Request: Set the listing down again exactly, please, apart from its pictures.

— START Supplied information —

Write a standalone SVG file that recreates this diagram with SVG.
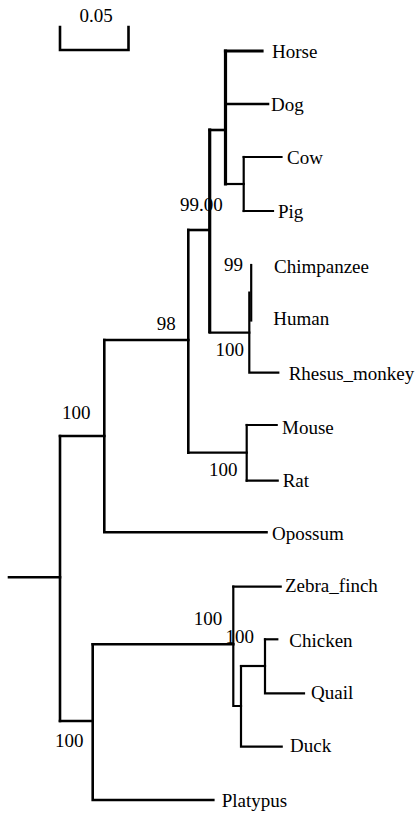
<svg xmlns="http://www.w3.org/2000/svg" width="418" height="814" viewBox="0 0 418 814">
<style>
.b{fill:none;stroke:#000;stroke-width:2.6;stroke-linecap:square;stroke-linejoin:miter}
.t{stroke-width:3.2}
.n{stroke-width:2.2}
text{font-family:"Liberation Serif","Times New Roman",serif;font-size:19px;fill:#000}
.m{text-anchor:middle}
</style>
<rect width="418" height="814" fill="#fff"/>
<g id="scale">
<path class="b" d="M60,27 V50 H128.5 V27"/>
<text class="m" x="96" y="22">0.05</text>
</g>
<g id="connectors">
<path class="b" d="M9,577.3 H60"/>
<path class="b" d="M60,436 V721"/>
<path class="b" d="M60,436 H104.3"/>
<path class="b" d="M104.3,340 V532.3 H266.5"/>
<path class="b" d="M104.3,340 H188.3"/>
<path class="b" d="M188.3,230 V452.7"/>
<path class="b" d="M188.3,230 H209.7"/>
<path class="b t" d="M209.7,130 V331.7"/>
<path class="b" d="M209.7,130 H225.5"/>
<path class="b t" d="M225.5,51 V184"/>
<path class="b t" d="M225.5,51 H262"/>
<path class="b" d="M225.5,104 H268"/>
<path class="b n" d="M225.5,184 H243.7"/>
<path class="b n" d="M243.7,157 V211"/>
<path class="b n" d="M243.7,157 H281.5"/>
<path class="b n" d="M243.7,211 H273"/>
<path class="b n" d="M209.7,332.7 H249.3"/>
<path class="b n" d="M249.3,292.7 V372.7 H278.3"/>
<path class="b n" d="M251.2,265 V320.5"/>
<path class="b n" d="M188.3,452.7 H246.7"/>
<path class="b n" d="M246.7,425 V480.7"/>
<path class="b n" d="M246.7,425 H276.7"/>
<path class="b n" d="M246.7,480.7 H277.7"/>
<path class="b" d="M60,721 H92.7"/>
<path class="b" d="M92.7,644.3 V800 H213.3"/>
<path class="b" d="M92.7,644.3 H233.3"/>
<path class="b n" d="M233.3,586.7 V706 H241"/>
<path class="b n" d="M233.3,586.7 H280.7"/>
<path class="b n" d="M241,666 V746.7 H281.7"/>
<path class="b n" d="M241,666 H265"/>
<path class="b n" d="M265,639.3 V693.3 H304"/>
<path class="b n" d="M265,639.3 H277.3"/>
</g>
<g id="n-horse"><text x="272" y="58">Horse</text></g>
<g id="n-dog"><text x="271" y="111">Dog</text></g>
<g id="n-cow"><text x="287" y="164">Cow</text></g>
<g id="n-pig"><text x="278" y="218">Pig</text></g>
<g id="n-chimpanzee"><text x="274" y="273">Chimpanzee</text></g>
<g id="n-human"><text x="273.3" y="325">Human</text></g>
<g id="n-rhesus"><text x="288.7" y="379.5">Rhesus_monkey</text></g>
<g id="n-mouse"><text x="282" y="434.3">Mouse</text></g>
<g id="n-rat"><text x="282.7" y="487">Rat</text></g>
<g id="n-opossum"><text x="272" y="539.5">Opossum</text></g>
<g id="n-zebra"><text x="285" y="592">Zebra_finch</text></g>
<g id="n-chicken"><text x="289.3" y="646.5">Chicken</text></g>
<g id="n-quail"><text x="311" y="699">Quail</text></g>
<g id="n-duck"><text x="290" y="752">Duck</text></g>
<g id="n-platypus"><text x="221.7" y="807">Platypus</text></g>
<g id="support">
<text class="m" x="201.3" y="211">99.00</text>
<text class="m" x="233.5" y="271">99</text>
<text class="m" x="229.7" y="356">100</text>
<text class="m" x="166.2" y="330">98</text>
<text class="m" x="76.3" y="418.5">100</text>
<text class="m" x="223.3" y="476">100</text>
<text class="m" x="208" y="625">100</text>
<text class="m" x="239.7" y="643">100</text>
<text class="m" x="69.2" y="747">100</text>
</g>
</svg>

— END Supplied information —

Result of this exercise:
Write a standalone SVG file that recreates this diagram with SVG.
<svg xmlns="http://www.w3.org/2000/svg" width="418" height="814" viewBox="0 0 418 814">
<style>
.b{fill:none;stroke:#000;stroke-width:2.6;stroke-linecap:square;stroke-linejoin:miter}
.t{stroke-width:3.2}
.n{stroke-width:2.2}
text{font-family:"Liberation Serif","Times New Roman",serif;font-size:19px;fill:#000}
.m{text-anchor:middle}
</style>
<rect width="418" height="814" fill="#fff"/>
<g id="scale">
<path class="b" d="M60,27 V50 H128.5 V27"/>
<text class="m" x="96" y="22">0.05</text>
</g>
<g id="connectors">
<path class="b" d="M9,577.3 H60"/>
<path class="b" d="M60,436 V721"/>
<path class="b" d="M60,436 H104.3"/>
<path class="b" d="M104.3,340 V532.3 H266.5"/>
<path class="b" d="M104.3,340 H188.3"/>
<path class="b" d="M188.3,230 V452.7"/>
<path class="b" d="M188.3,230 H209.7"/>
<path class="b t" d="M209.7,130 V331.7"/>
<path class="b" d="M209.7,130 H225.5"/>
<path class="b t" d="M225.5,51 V184"/>
<path class="b t" d="M225.5,51 H262"/>
<path class="b" d="M225.5,104 H268"/>
<path class="b n" d="M225.5,184 H243.7"/>
<path class="b n" d="M243.7,157 V211"/>
<path class="b n" d="M243.7,157 H281.5"/>
<path class="b n" d="M243.7,211 H273"/>
<path class="b n" d="M209.7,332.7 H249.3"/>
<path class="b n" d="M249.3,292.7 V372.7 H278.3"/>
<path class="b n" d="M251.2,265 V320.5"/>
<path class="b n" d="M188.3,452.7 H246.7"/>
<path class="b n" d="M246.7,425 V480.7"/>
<path class="b n" d="M246.7,425 H276.7"/>
<path class="b n" d="M246.7,480.7 H277.7"/>
<path class="b" d="M60,721 H92.7"/>
<path class="b" d="M92.7,644.3 V800 H213.3"/>
<path class="b" d="M92.7,644.3 H233.3"/>
<path class="b n" d="M233.3,586.7 V706 H241"/>
<path class="b n" d="M233.3,586.7 H280.7"/>
<path class="b n" d="M241,666 V746.7 H281.7"/>
<path class="b n" d="M241,666 H265"/>
<path class="b n" d="M265,639.3 V693.3 H304"/>
<path class="b n" d="M265,639.3 H277.3"/>
</g>
<g id="n-horse"><text x="272" y="58">Horse</text></g>
<g id="n-dog"><text x="271" y="111">Dog</text></g>
<g id="n-cow"><text x="287" y="164">Cow</text></g>
<g id="n-pig"><text x="278" y="218">Pig</text></g>
<g id="n-chimpanzee"><text x="274" y="273">Chimpanzee</text></g>
<g id="n-human"><text x="273.3" y="325">Human</text></g>
<g id="n-rhesus"><text x="288.7" y="379.5">Rhesus_monkey</text></g>
<g id="n-mouse"><text x="282" y="434.3">Mouse</text></g>
<g id="n-rat"><text x="282.7" y="487">Rat</text></g>
<g id="n-opossum"><text x="272" y="539.5">Opossum</text></g>
<g id="n-zebra"><text x="285" y="592">Zebra_finch</text></g>
<g id="n-chicken"><text x="289.3" y="646.5">Chicken</text></g>
<g id="n-quail"><text x="311" y="699">Quail</text></g>
<g id="n-duck"><text x="290" y="752">Duck</text></g>
<g id="n-platypus"><text x="221.7" y="807">Platypus</text></g>
<g id="support">
<text class="m" x="201.3" y="211">99.00</text>
<text class="m" x="233.5" y="271">99</text>
<text class="m" x="229.7" y="356">100</text>
<text class="m" x="166.2" y="330">98</text>
<text class="m" x="76.3" y="418.5">100</text>
<text class="m" x="223.3" y="476">100</text>
<text class="m" x="208" y="625">100</text>
<text class="m" x="239.7" y="643">100</text>
<text class="m" x="69.2" y="747">100</text>
</g>
</svg>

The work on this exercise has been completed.